Because the GFS is so long range with it, I question the validity, as I do with all long range forecasts. However, a strangely well-defined circulation and fair west-northwest movement tells me that the East Coast is indeed in a possible path of this system.


Post Analysis: Hurricane Ernesto/Tropical Storm Hector

Hurricane Ernesto began as an invest in the Eastern Atlantic. For a few days, Ernesto waded west-northwest before becoming a tropical depression, and then Tropical Storm Ernesto was born shortly after.

Ernesto continued right into the mouth of the Caribbean. Model scenarios began depicting a potential scrape with the Yucatan Peninsula before the system would move into the Gulf of Mexico. Beyond then, forecasters could only fear the worst- rapid strengthening and a landfall on US soil.

As Ernesto continued on a mainly westward path, tainted slightly to the north, the cyclone was not strengthening as quickly as expected. As weaker storms tend to move west rather than south, forecasters began to see models shift south with their solutions, producing a full-on Yucatan Peninsula landfall.

Moving a few days ahead, something happened overnight that was unexpected to forecasters. Ernesto took a wobble south. This little movement was the nail in the coffin for any potential landfall in the Gulf of Mexico. Ernesto then made another northwest movement, but it was too little too late.

Ernesto finally became a Category 1 hurricane right before the first landfall on the Yucatan Peninsula. After the landfall, Ernesto emerged a tropical storm, and headed west-southwest before making a second and final landfall on Mexico. It seemed Ernesto was set and done. But on the other side of Central America...

...Hector was born! The remnants of Ernesto moved southwest over Mexico before emerging into the East Pacific. Immediately, a tropical depression formed. This tropical depression made a little swing south as it moved west before eventually forming into Tropical Storm Hector.

It is not too common to have a cross-ocean tropical system.

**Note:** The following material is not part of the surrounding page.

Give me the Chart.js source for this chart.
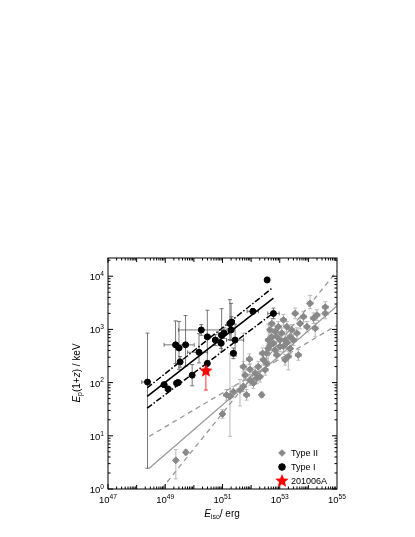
<!DOCTYPE html>
<html><head><meta charset="utf-8">
<script src="https://cdn.jsdelivr.net/npm/chart.js@4.4.1/dist/chart.umd.min.js"></script>
<style>html,body{margin:0;background:#fff}#wrap{width:415px;height:537px}</style>
</head><body><div id="wrap"><canvas id="c"></canvas></div>
<script>
// all values in log10 (dex): [logE, logEp, errDown, errUp, errLeft, errRight]
const typeI = [
  [48.38,2.01,1.62,0.92,0.2,0.05],[48.96,1.96,0.05,0.05,0.1,0.1],[49.10,1.88,0.05,0.05,0.1,0.1],
  [49.36,2.71,0.35,0.45,0.4,0.1],[49.48,2.65,0.4,0.5,0.1,0.1],[49.52,2.39,0.1,0.1,0.05,0.05],
  [49.40,1.99,0.05,0.05,0.1,0.1],[49.45,2.00,0.05,0.05,0.1,0.1],[49.71,2.71,0.4,0.55,0.3,0.3],
  [49.94,2.14,0.2,0.2,0.05,0.05],[50.18,2.57,0.2,0.35,0.4,0.3],[50.26,2.99,0.1,0.1,0.8,0.9],
  [50.47,2.86,0.5,0.5,0.1,0.1],[50.47,2.36,0.1,0.05,0.05,0.05],[50.75,2.80,0.1,0.1,0.1,0.1],
  [50.95,2.74,0.1,0.1,0.1,0.1],[50.97,2.89,0.3,0.5,0.1,0.1],[51.05,2.93,0.1,0.1,0.2,0.2],
  [51.26,3.11,0.3,0.45,0.1,0.1],[51.30,2.99,0.2,0.5,0.1,0.1],[51.38,2.55,0.1,0.1,0.1,0.1],
  [51.32,3.14,0.1,0.1,0.1,0.1],[51.44,2.80,0.3,0.3,0.3,0.3],[52.06,3.34,0.05,0.05,0.2,0.2],
  [52.56,3.93,0.05,0.05,0.05,0.05],[52.78,3.30,0.1,0.1,0.2,0.2]
];
const typeII = [
  [49.37,0.54,0.35,0.2,0.05,0.05],[49.72,0.69,0.05,0.05,0.05,0.05],[51.0,1.41,0.08,0.08,0.05,0.05],
  [51.14,1.77,0.1,0.1,0.1,0.1],[51.26,1.74,0.75,0.8,0.1,0.1],[51.38,1.83,0.1,0.1,0.1,0.1],
  [51.61,1.86,0.3,0.2,0.1,0.1],[51.73,1.93,0.1,1.0,0.1,0.1],[51.73,2.30,0.1,0.1,0.1,0.1],
  [51.79,2.14,0.1,0.1,0.1,0.1],[51.94,2.44,0.1,0.1,0.1,0.1],[51.96,2.05,0.1,0.1,0.1,0.1],
  [52.08,1.99,0.1,0.1,0.1,0.1],[52.14,2.18,0.1,0.1,0.1,0.1],[52.2,2.08,0.1,0.1,0.1,0.1],
  [52.31,2.11,0.1,0.1,0.1,0.1],[52.37,1.77,0.05,0.05,0.05,0.05],[52.43,2.43,0.1,0.1,0.1,0.1],
  [52.49,2.24,0.1,0.1,0.1,0.1],[52.25,2.30,0.1,0.1,0.1,0.1],[52.54,2.36,0.1,0.1,0.1,0.1],
  [52.54,2.55,0.1,0.1,0.1,0.1],[52.6,2.80,0.4,0.3,0.1,0.1],[52.6,2.64,0.1,0.1,0.1,0.1],
  [52.66,2.99,0.1,0.1,0.1,0.1],[52.72,3.11,0.1,0.1,0.1,0.1],[52.72,2.86,0.1,0.1,0.1,0.1],
  [52.78,2.74,0.1,0.1,0.1,0.1],[52.84,2.61,0.1,0.1,0.1,0.1],[52.84,2.96,0.1,0.1,0.1,0.1],
  [52.9,2.86,0.1,0.1,0.1,0.1],[52.9,2.52,0.1,0.1,0.1,0.1],[52.95,3.05,0.1,0.1,0.1,0.1],
  [53.01,2.68,0.1,0.1,0.1,0.1],[53.01,2.80,0.1,0.1,0.1,0.1],[53.07,2.93,0.1,0.1,0.1,0.1],
  [53.13,3.18,0.1,0.1,0.1,0.1],[53.13,2.68,0.1,0.1,0.1,0.1],[53.19,2.80,0.1,0.1,0.1,0.1],
  [53.19,2.43,0.1,0.1,0.1,0.1],[53.25,3.05,0.1,0.1,0.1,0.1],[53.30,2.49,0.25,0.1,0.1,0.1],
  [53.36,2.86,0.1,0.1,0.1,0.1],[53.36,2.64,0.1,0.1,0.1,0.1],[53.42,2.99,0.1,0.1,0.1,0.1],
  [53.48,2.80,0.1,0.1,0.1,0.1],[53.54,3.30,0.1,0.1,0.1,0.1],[53.6,2.93,0.1,0.1,0.1,0.1],
  [53.65,2.52,0.1,0.1,0.1,0.1],[53.71,3.11,0.1,0.1,0.1,0.1],[53.83,3.24,0.1,0.1,0.1,0.1],
  [53.95,3.05,0.1,0.1,0.1,0.1],[54.06,3.49,0.1,0.15,0.1,0.1],[54.18,3.21,0.1,0.1,0.1,0.1],
  [54.24,3.02,0.15,0.1,0.1,0.1],[54.3,3.27,0.1,0.1,0.1,0.1],[54.59,3.42,0.1,0.1,0.1,0.1],
  [54.59,3.30,0.1,0.1,0.1,0.1],[51.84,1.77,0.1,0.1,0.1,0.1],[51.96,2.25,0.1,0.1,0.1,0.1],
  [52.66,2.70,0.1,0.1,0.1,0.1],[53.25,2.75,0.1,0.1,0.1,0.1],[52.4,2.55,0.1,0.1,0.1,0.1]
];
const grb201006A = [[50.42,2.22,0.36,0.16,0.05,0.05]];
// fit lines: [[x0,y0],[x1,y1]] in dex
const fitI = [[48.37,1.74],[52.78,3.59]];
const fitIUp = [[48.37,1.90],[52.72,3.77]];
const fitILo = [[48.37,1.52],[52.78,3.31]];
const fitII = [[48.44,0.39],[55.0,3.44]];
const fitIIUp = [[48.44,0.99],[55.0,3.08]];
const fitIILo = [[48.87,0.0],[55.0,4.1]];
const xTickExp = [47,49,51,53,55];
const yTickExp = [0,1,2,3,4];

const pts = a => a.map(p => ({x: 10 ** p[0], y: 10 ** p[1], e: p.slice(2)}));
const line = (a, color, dash, w) => ({type: 'line', data: pts(a), borderColor: color, borderDash: dash,
  borderWidth: w, pointRadius: 0, fill: false, order: 5});

function starImage(r) {
  const c = document.createElement('canvas');
  c.width = c.height = 2 * r + 2;
  const g = c.getContext('2d');
  g.fillStyle = '#f00';
  g.beginPath();
  for (let i = 0; i < 10; i++) {
    const rr = i % 2 ? r * 0.45 : r, a = -Math.PI / 2 + i * Math.PI / 5;
    g.lineTo(r + 1 + rr * Math.cos(a), r + 1 + rr * Math.sin(a));
  }
  g.closePath(); g.fill();
  return c;
}
const star = starImage(7);

const errorBars = {
  id: 'errorBars',
  beforeDatasetsDraw(chart) {
    const ctx = chart.ctx, xs = chart.scales.x, ys = chart.scales.y;
    chart.data.datasets.forEach(ds => {
      if (!ds.errColor) return;
      ctx.save(); ctx.strokeStyle = ds.errColor; ctx.lineWidth = 0.8;
      ds.data.forEach(p => {
        const lx = Math.log10(p.x), ly = Math.log10(p.y), e = p.e;
        const px = xs.getPixelForValue(p.x), py = ys.getPixelForValue(p.y);
        const y0 = ys.getPixelForValue(10 ** (ly - e[0])), y1 = ys.getPixelForValue(10 ** (ly + e[1]));
        const x0 = xs.getPixelForValue(10 ** (lx - e[2])), x1 = xs.getPixelForValue(10 ** (lx + e[3]));
        ctx.beginPath();
        ctx.moveTo(px, y0); ctx.lineTo(px, y1);
        ctx.moveTo(px - 2, y0); ctx.lineTo(px + 2, y0);
        ctx.moveTo(px - 2, y1); ctx.lineTo(px + 2, y1);
        ctx.moveTo(x0, py); ctx.lineTo(x1, py);
        ctx.moveTo(x0, py - 2); ctx.lineTo(x0, py + 2);
        ctx.moveTo(x1, py - 2); ctx.lineTo(x1, py + 2);
        ctx.stroke();
      });
      ctx.restore();
    });
  }
};

function sup(ctx, base, exp, x, y, size) {
  ctx.font = size + 'px "Liberation Sans"';
  const wb = ctx.measureText(base).width;
  ctx.font = (size * 0.7) + 'px "Liberation Sans"';
  const we = ctx.measureText(exp).width;
  const sx = x - (wb + we) / 2;
  ctx.font = size + 'px "Liberation Sans"';
  ctx.fillText(base, sx, y);
  ctx.font = (size * 0.7) + 'px "Liberation Sans"';
  ctx.fillText(exp, sx + wb, y - size * 0.45);
}

function runs(ctx, parts, x, y) {
  // parts: [text, size, italic, dy]
  let w = 0;
  parts.forEach(p => { ctx.font = (p[2] ? 'italic ' : '') + p[1] + 'px "Liberation Sans"'; w += ctx.measureText(p[0]).width; });
  let cx = x - w / 2;
  parts.forEach(p => {
    ctx.font = (p[2] ? 'italic ' : '') + p[1] + 'px "Liberation Sans"';
    ctx.fillText(p[0], cx, y + p[3]);
    cx += ctx.measureText(p[0]).width;
  });
}

const frame = {
  id: 'frame',
  afterDraw(chart) {
    const ctx = chart.ctx, a = chart.chartArea, xs = chart.scales.x, ys = chart.scales.y;
    ctx.save();
    ctx.strokeStyle = '#000'; ctx.lineWidth = 1;
    ctx.strokeRect(a.left, a.top, a.right - a.left, a.bottom - a.top);
    ctx.beginPath();
    for (let d = 47; d < 55; d++) for (let m = 1; m < 10; m++) {
      const px = xs.getPixelForValue(m * 10 ** d), len = m === 1 ? (d % 2 ? 5 : 4) : 2.5;
      ctx.moveTo(px, a.bottom); ctx.lineTo(px, a.bottom - len);
      ctx.moveTo(px, a.top); ctx.lineTo(px, a.top + len);
    }
    for (let d = 0; d < 5; d++) for (let m = 1; m < 10; m++) {
      const v = m * 10 ** d; if (v > ys.max) continue;
      const py = ys.getPixelForValue(v), len = m === 1 ? 5 : 2.5;
      ctx.moveTo(a.left, py); ctx.lineTo(a.left + len, py);
      ctx.moveTo(a.right, py); ctx.lineTo(a.right - len, py);
    }
    ctx.stroke();
    ctx.fillStyle = '#000'; ctx.textBaseline = 'alphabetic';
    xTickExp.forEach(e => sup(ctx, '10', String(e), xs.getPixelForValue(10 ** e), a.bottom + 14, 9.5));
    yTickExp.forEach(e => {
      const py = ys.getPixelForValue(10 ** e);
      ctx.font = '9.5px "Liberation Sans"'; const wb = ctx.measureText('10').width;
      ctx.font = '6.6px "Liberation Sans"'; const we = ctx.measureText(String(e)).width;
      const x = a.left - 4 - (wb + we) / 2;
      sup(ctx, '10', String(e), x, py + 4, 9.5);
    });
    // axis titles
    runs(ctx, [['E', 10, true, 0], ['iso', 7, false, 2], ['/ erg', 10, false, 0]], 222, 517);
    ctx.translate(80, 373); ctx.rotate(-Math.PI / 2);
    runs(ctx, [['E', 10, true, 0], ['p', 7, false, 2], ['(1+', 10, false, 0], ['z', 10, true, 0], [') / keV', 10, false, 0]], 0, 0);
    ctx.restore();
    // legend
    ctx.save();
    const items = [['Type II', '#888', 'rectRot', 453], ['Type I', '#000', 'circle', 467], ['201006A', '#f00', star, 481]];
    items.forEach(it => {
      ctx.fillStyle = it[1]; ctx.strokeStyle = it[1];
      if (it[2] === star) ctx.drawImage(star, 282 - star.width / 2, it[3] - star.height / 2);
      else Chart.helpers.drawPoint(ctx, {pointStyle: it[2], radius: 3.3, rotation: 0, borderWidth: 1}, 282, it[3]);
      ctx.fillStyle = '#000'; ctx.font = '9px "Liberation Sans"';
      ctx.fillText(it[0], 291, it[3] + 3);
    });
    ctx.restore();
  }
};

new Chart(document.getElementById('c'), {
  type: 'scatter',
  data: {datasets: [
    line(fitIIUp, '#999', [5, 4], 1.3), line(fitIILo, '#999', [5, 4], 1.3), line(fitII, '#999', [], 1.3),
    {data: pts(typeII), pointStyle: 'rectRot', pointRadius: 3.4, backgroundColor: '#888', borderColor: '#888',
      errColor: '#aaa', order: 4},
    line(fitIUp, '#000', [6, 2, 1.5, 2], 1.5), line(fitILo, '#000', [6, 2, 1.5, 2], 1.5), line(fitI, '#000', [], 1.6),
    {data: pts(typeI), pointStyle: 'circle', pointRadius: 3, backgroundColor: '#000', borderColor: '#000',
      errColor: '#555', order: 2},
    {data: pts(grb201006A), pointStyle: star, pointRadius: 6, backgroundColor: '#f00', borderColor: '#f00',
      errColor: '#f00', order: 1}
  ]},
  options: {
    responsive: true, maintainAspectRatio: false, animation: false,
    layout: {padding: {top: 258, right: 78, left: 0, bottom: 0}},
    plugins: {legend: {display: false}, tooltip: {enabled: false}},
    scales: {
      x: {type: 'logarithmic', min: 1e47, max: 1e55, grid: {display: false}, border: {display: false},
        ticks: {display: false}, afterFit: s => { s.height = 48; }},
      y: {type: 'logarithmic', min: 1, max: 2.2e4, grid: {display: false}, border: {display: false},
        ticks: {display: false}, afterFit: s => { s.width = 108; }}
    }
  },
  plugins: [errorBars, frame]
});
</script></body></html>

Because Ernesto technically dissipated over Mexico, it had to be renamed when it reformed in the East Pacific. However, if Ernesto had retained tropical storm strength, it would have emerged as Ernesto once again in the East Pacific.

Tropical Storm Hector continued on a west-southwest path before making a sharp turn north and degenerating into a tropical depression for a couple of days until degeneration and the end of Hector/Ernesto.

So, combined, how long did Ernesto's remnants stay alive? If Ernesto formed on August 1, and Hector dissipated on August 17, then this tropical system stayed in the game for a full 16 days. It's not often you see storms that survive that long, much less cross the ocean and regenerate.